In the conventional example, the precision of verification varies greatly according to the combination of the LPE processing O3, the power line LPE processing O10, and the source current modeling processing O8. However, a certain level of accuracy of analysis can be expected. A transient analysis simulator typified by SPICE is limited to transistor-level analysis of an electric current and thus, an enormous amount of processing time is required. Since the integration level of semiconductor integrated circuits has increased recently, establishment of an EMI analysis method is desired to enable high-speed analysis of an electric current on a higher level than a transistor level
A gate-level current analysis method has conventionally been proposed as a current analysis method that can be made faster. This gate-level current analysis method is used for analyzing power consumption. One example of a gate-level current analysis method is EMI-noise analysis that is performed in an ASIC design environment. This method is described in “EMI-Noise Analysis Under ASIC Design Environment” (ISPD&99, pp. 16 through 21). According to this technique, an event is acquired from the result of a gate-level simulation using a test vector, and the waveform of an electric current is estimated. The frequency of the thus-estimated current waveform is analyzed using FFT processing. More specifically, as shown in FIG. 16, a logic simulation 104 is based on a netlist 101 and a test vector 102, wherewith event information 105 is calculated. Based on this event information 105 and on waveform information 103 obtained at the time of toggling, processing for a current waveform calculation section 107 is executed, producing a current waveform calculation result 108. This current waveform calculation result 108 is subjected to FFT processing 109 to produce a frequency characteristic 110. The EMI-noise analysis method can perform an EMI analysis operation faster than the conventional gate-level EMI analysis method. However, use of a test vector still involves consumption of substantial execution time. Therefore, the processing speed achieved by the aforementioned EMI-noise analysis method is not sufficiently high, and demand still exists for faster EMI-noise analysis method. Another problem with the aforementioned EMI-noise analysis method is that the analysis result is dependent on the pattern of the test vector employed.

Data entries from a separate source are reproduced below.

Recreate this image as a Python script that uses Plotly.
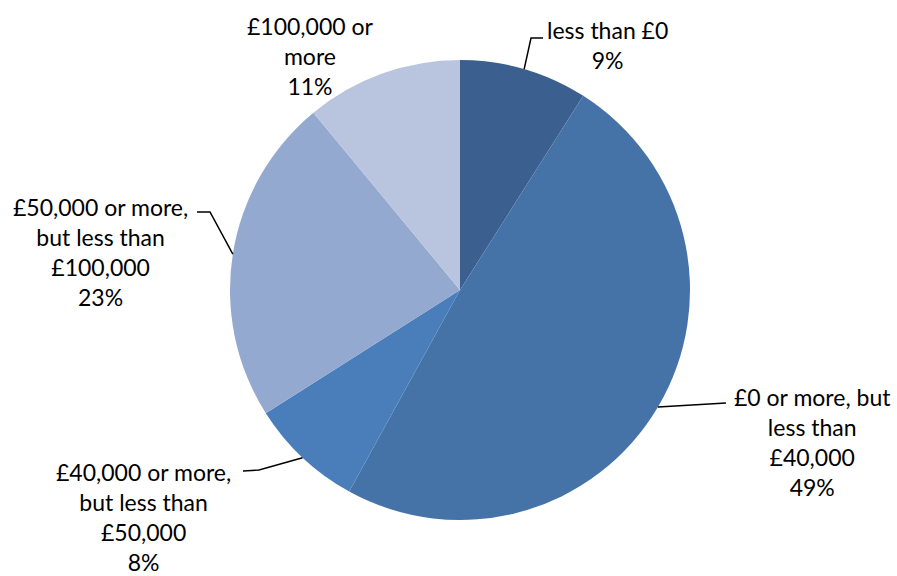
import math
import plotly.graph_objects as go

# Distribution of values, clockwise from 12 o'clock
categories = [
    "less than £0",
    "£0 or more, but<br>less than<br>£40,000",
    "£40,000 or more,<br>but less than<br>£50,000",
    "£50,000 or more,<br>but less than<br>£100,000",
    "£100,000 or<br>more",
]
shares = [9, 49, 8, 23, 11]
colors = ["#3B5F8E", "#4573A7", "#4A7EBB", "#94A9D0", "#B9C5DE"]

W, H = 897, 576
CX, CY, R = 460, 290, 230  # pie centre and radius in pixels
FONT = "Lato, Open Sans, sans-serif"


def px_to_paper(x, y):
    return x / W, 1 - y / H


fig = go.Figure(
    go.Pie(
        labels=categories,
        values=shares,
        sort=False,
        direction="clockwise",
        rotation=0,
        marker=dict(colors=colors, line=dict(width=0)),
        textinfo="none",
        hoverinfo="label+percent",
        showlegend=False,
        domain=dict(
            x=[(CX - R) / W, (CX + R) / W],
            y=[1 - (CY + R) / H, 1 - (CY - R) / H],
        ),
    )
)

# Point on the rim at the middle of each slice
total = sum(shares)
mid_points = []
acc = 0
for v in shares:
    ang = (acc + v / 2) / total * 2 * math.pi
    mid_points.append((CX + R * math.sin(ang), CY - R * math.cos(ang)))
    acc += v

# Label text centres (pixels) and leader-line elbows
label_pos = [(607, 45), (812, 442), (143, 517), (100, 252), (310, 56)]
elbows = [
    [(531, 38), (543, 38)],
    [(726, 403)],
    [(259, 470), (243, 471)],
    [(210, 212), (197, 212)],
    None,
]

for i, (cat, v) in enumerate(zip(categories, shares)):
    lx, ly = label_pos[i]
    px, py = px_to_paper(lx, ly)
    fig.add_annotation(
        x=px, y=py, xref="paper", yref="paper",
        text=f"{cat}<br>{v}%",
        showarrow=False, xanchor="center", yanchor="middle",
        align="center",
        font=dict(family=FONT, size=23, color="black"),
    )
    if elbows[i]:
        pts = [mid_points[i]] + elbows[i]
        path = "M " + " L ".join(
            f"{px_to_paper(x, y)[0]},{px_to_paper(x, y)[1]}" for x, y in pts
        )
        fig.add_shape(
            type="path", path=path, xref="paper", yref="paper",
            line=dict(color="black", width=1.5),
        )

fig.update_layout(
    width=W, height=H,
    margin=dict(l=0, r=0, t=0, b=0),
    paper_bgcolor="white",
    plot_bgcolor="white",
)

fig.write_html("out.html")
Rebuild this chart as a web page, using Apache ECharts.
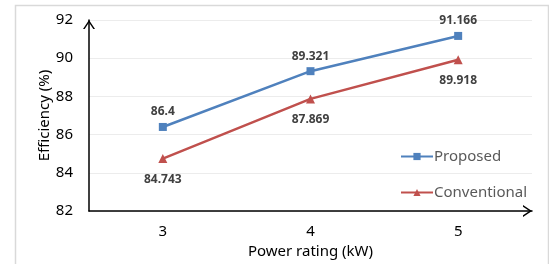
<!DOCTYPE html>
<html style="height: 100%">
<head>
<meta charset="utf-8">
</head>
<body style="height: 100%; margin: 0; background: #fff">
<div id="container" style="width: 549px; height: 264px"></div>
<script type="text/javascript" src="https://cdn.jsdelivr.net/npm/echarts@6/dist/echarts.min.js"></script>
<script type="text/javascript">
// data
var ratings = ['3', '4', '5'];
var proposed = [86.4, 89.321, 91.166];
var conventional = [84.743, 87.869, 89.918];

var font = 'Noto Sans';
// open chevron for the axis arrow heads (drawn pointing up, echarts rotates it)
var chevron = 'path://M0,9L6,0L12,9L10.3,9L6,2.55L1.7,9Z';

var myChart = echarts.init(document.getElementById('container'));
var option = {
    backgroundColor: '#fff',
    animation: false,
    textStyle: { fontFamily: font },
    grid: { left: 89, right: 17, top: 20, bottom: 53 },
    legend: {
        orient: 'vertical',
        left: 395,
        top: 144,
        itemGap: 21,
        itemWidth: 32,
        itemHeight: 9,
        data: ['Proposed', 'Conventional'],
        textStyle: { color: '#595959', fontSize: 15, fontFamily: font, padding: [0, 0, 0, -4] }
    },
    xAxis: {
        type: 'category',
        data: ratings,
        name: 'Power rating (kW)',
        nameLocation: 'middle',
        nameGap: 33,
        nameMoveOverlap: false,
        nameTextStyle: { color: '#000', fontSize: 15 },
        axisLine: {
            show: true,
            lineStyle: { color: '#000', width: 1.5 },
            symbol: ['none', chevron],
            symbolSize: [12, 9],
            symbolOffset: [0, -4.5]
        },
        axisTick: { show: false },
        axisLabel: { color: '#000', fontSize: 15, margin: 13 },
        splitLine: { show: false }
    },
    yAxis: {
        type: 'value',
        min: 82,
        max: 92,
        interval: 2,
        name: 'Efficiency (%)',
        nameLocation: 'middle',
        nameGap: 37,
        nameMoveOverlap: false,
        nameTextStyle: { color: '#000', fontSize: 15 },
        axisLine: {
            show: true,
            lineStyle: { color: '#000', width: 1.5 },
            symbol: ['none', chevron],
            symbolSize: [12, 9],
            symbolOffset: [0, -4.5]
        },
        axisTick: { show: false },
        axisLabel: { color: '#000', fontSize: 15, margin: 16 },
        splitLine: { lineStyle: { color: '#ececec', width: 1 } }
    },
    series: [
        {
            name: 'Proposed',
            type: 'line',
            data: proposed,
            symbol: 'rect',
            symbolSize: 8,
            lineStyle: { color: '#4f81bd', width: 2.5 },
            itemStyle: { color: '#4f81bd' },
            label: {
                show: true,
                position: 'top',
                distance: 5,
                color: '#404040',
                fontSize: 12,
                fontWeight: 'bold'
            }
        },
        {
            name: 'Conventional',
            type: 'line',
            data: conventional,
            symbol: 'triangle',
            symbolSize: 9,
            lineStyle: { color: '#c0504d', width: 2.5 },
            itemStyle: { color: '#c0504d' },
            label: {
                show: true,
                position: 'bottom',
                distance: 10,
                color: '#404040',
                fontSize: 12,
                fontWeight: 'bold'
            }
        }
    ],
    graphic: [
        {
            type: 'rect',
            left: 13,
            top: 3,
            shape: { width: 533, height: 270 },
            style: { fill: 'none', stroke: '#d9d9d9', lineWidth: 1.5 },
            silent: true
        }
    ]
};
myChart.setOption(option);
</script>
</body>
</html>
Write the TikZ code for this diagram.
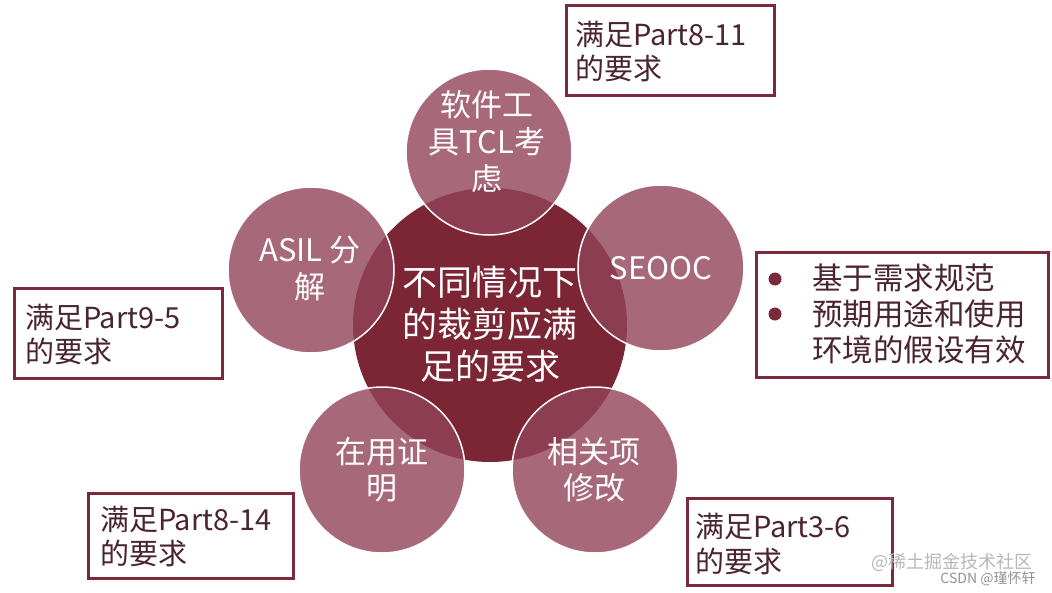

As mentioned above, the conventional example using the transistor-level current analysis method can be expected to yield a certain level of accuracy. However, a transient analysis simulator typified by SPICE is used for such a transistor-level current analysis. As such, a limitation is imposed on the level of a circuit to be analyzed, and an enormous amount of processing time is required. The level of semiconductor integrated circuits has recently increased, and thus there is a need for an EMI analysis method that enables high-speed analysis of an electric current at a scale larger than that which can be analyzed by a transistor-level simulator.
Gate-level simulation using a test vector has also been proposed. However, the example conventional gate-level simulation technique does not sufficiently increase the speed of analysis. Since the gate-level simulation technique employs a test vector, an analysis result is dependent on the test pattern employed.